▶ [GOAL]
Reproduce the listing exactly, with no pictures in your copy.
• • • •
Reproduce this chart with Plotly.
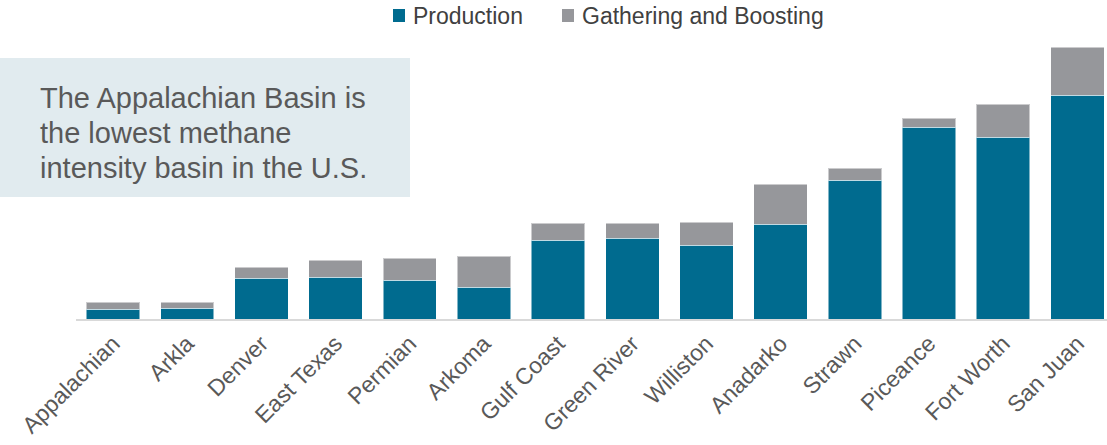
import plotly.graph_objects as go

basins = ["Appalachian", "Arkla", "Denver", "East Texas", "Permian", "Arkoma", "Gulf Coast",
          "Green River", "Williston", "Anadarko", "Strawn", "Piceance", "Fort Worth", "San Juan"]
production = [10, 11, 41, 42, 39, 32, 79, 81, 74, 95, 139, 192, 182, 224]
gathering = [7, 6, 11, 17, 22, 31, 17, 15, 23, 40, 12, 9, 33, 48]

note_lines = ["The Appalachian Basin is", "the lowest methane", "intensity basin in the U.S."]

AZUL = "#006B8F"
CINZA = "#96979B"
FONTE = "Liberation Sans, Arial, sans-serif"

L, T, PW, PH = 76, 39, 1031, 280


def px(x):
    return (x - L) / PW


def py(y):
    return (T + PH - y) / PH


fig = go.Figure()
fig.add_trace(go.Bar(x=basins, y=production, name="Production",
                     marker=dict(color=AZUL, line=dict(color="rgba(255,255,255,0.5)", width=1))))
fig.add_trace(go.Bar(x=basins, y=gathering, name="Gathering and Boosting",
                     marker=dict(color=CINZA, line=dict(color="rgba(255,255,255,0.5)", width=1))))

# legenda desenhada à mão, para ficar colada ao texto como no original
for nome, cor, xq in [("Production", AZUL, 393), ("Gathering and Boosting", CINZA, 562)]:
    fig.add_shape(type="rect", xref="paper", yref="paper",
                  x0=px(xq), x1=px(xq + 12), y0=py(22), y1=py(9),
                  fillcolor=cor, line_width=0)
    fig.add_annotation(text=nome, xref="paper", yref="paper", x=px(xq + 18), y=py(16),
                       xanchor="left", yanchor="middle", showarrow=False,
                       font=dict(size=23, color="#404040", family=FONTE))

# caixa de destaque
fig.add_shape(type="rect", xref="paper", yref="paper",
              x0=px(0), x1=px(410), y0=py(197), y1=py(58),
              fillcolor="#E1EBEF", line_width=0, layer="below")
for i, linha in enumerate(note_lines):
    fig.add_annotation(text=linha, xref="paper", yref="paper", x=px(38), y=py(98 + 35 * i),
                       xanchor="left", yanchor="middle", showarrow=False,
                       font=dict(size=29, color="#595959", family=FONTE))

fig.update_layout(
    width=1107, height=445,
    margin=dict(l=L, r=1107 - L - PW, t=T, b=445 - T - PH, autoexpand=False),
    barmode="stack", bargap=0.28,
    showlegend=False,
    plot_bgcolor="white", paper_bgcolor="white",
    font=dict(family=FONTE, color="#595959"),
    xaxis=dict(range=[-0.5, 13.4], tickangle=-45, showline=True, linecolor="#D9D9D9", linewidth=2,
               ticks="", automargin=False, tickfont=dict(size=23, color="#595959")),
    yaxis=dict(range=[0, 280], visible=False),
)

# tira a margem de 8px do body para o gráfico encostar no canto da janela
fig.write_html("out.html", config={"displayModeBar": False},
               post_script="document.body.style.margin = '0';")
• • • •
▶ [EXERCISE OUTPUT]
Reproduce this chart with Plotly.
import plotly.graph_objects as go

basins = ["Appalachian", "Arkla", "Denver", "East Texas", "Permian", "Arkoma", "Gulf Coast",
          "Green River", "Williston", "Anadarko", "Strawn", "Piceance", "Fort Worth", "San Juan"]
production = [10, 11, 41, 42, 39, 32, 79, 81, 74, 95, 139, 192, 182, 224]
gathering = [7, 6, 11, 17, 22, 31, 17, 15, 23, 40, 12, 9, 33, 48]

note_lines = ["The Appalachian Basin is", "the lowest methane", "intensity basin in the U.S."]

AZUL = "#006B8F"
CINZA = "#96979B"
FONTE = "Liberation Sans, Arial, sans-serif"

L, T, PW, PH = 76, 39, 1031, 280


def px(x):
    return (x - L) / PW


def py(y):
    return (T + PH - y) / PH


fig = go.Figure()
fig.add_trace(go.Bar(x=basins, y=production, name="Production",
                     marker=dict(color=AZUL, line=dict(color="rgba(255,255,255,0.5)", width=1))))
fig.add_trace(go.Bar(x=basins, y=gathering, name="Gathering and Boosting",
                     marker=dict(color=CINZA, line=dict(color="rgba(255,255,255,0.5)", width=1))))

# legenda desenhada à mão, para ficar colada ao texto como no original
for nome, cor, xq in [("Production", AZUL, 393), ("Gathering and Boosting", CINZA, 562)]:
    fig.add_shape(type="rect", xref="paper", yref="paper",
                  x0=px(xq), x1=px(xq + 12), y0=py(22), y1=py(9),
                  fillcolor=cor, line_width=0)
    fig.add_annotation(text=nome, xref="paper", yref="paper", x=px(xq + 18), y=py(16),
                       xanchor="left", yanchor="middle", showarrow=False,
                       font=dict(size=23, color="#404040", family=FONTE))

# caixa de destaque
fig.add_shape(type="rect", xref="paper", yref="paper",
              x0=px(0), x1=px(410), y0=py(197), y1=py(58),
              fillcolor="#E1EBEF", line_width=0, layer="below")
for i, linha in enumerate(note_lines):
    fig.add_annotation(text=linha, xref="paper", yref="paper", x=px(38), y=py(98 + 35 * i),
                       xanchor="left", yanchor="middle", showarrow=False,
                       font=dict(size=29, color="#595959", family=FONTE))

fig.update_layout(
    width=1107, height=445,
    margin=dict(l=L, r=1107 - L - PW, t=T, b=445 - T - PH, autoexpand=False),
    barmode="stack", bargap=0.28,
    showlegend=False,
    plot_bgcolor="white", paper_bgcolor="white",
    font=dict(family=FONTE, color="#595959"),
    xaxis=dict(range=[-0.5, 13.4], tickangle=-45, showline=True, linecolor="#D9D9D9", linewidth=2,
               ticks="", automargin=False, tickfont=dict(size=23, color="#595959")),
    yaxis=dict(range=[0, 280], visible=False),
)

# tira a margem de 8px do body para o gráfico encostar no canto da janela
fig.write_html("out.html", config={"displayModeBar": False},
               post_script="document.body.style.margin = '0';")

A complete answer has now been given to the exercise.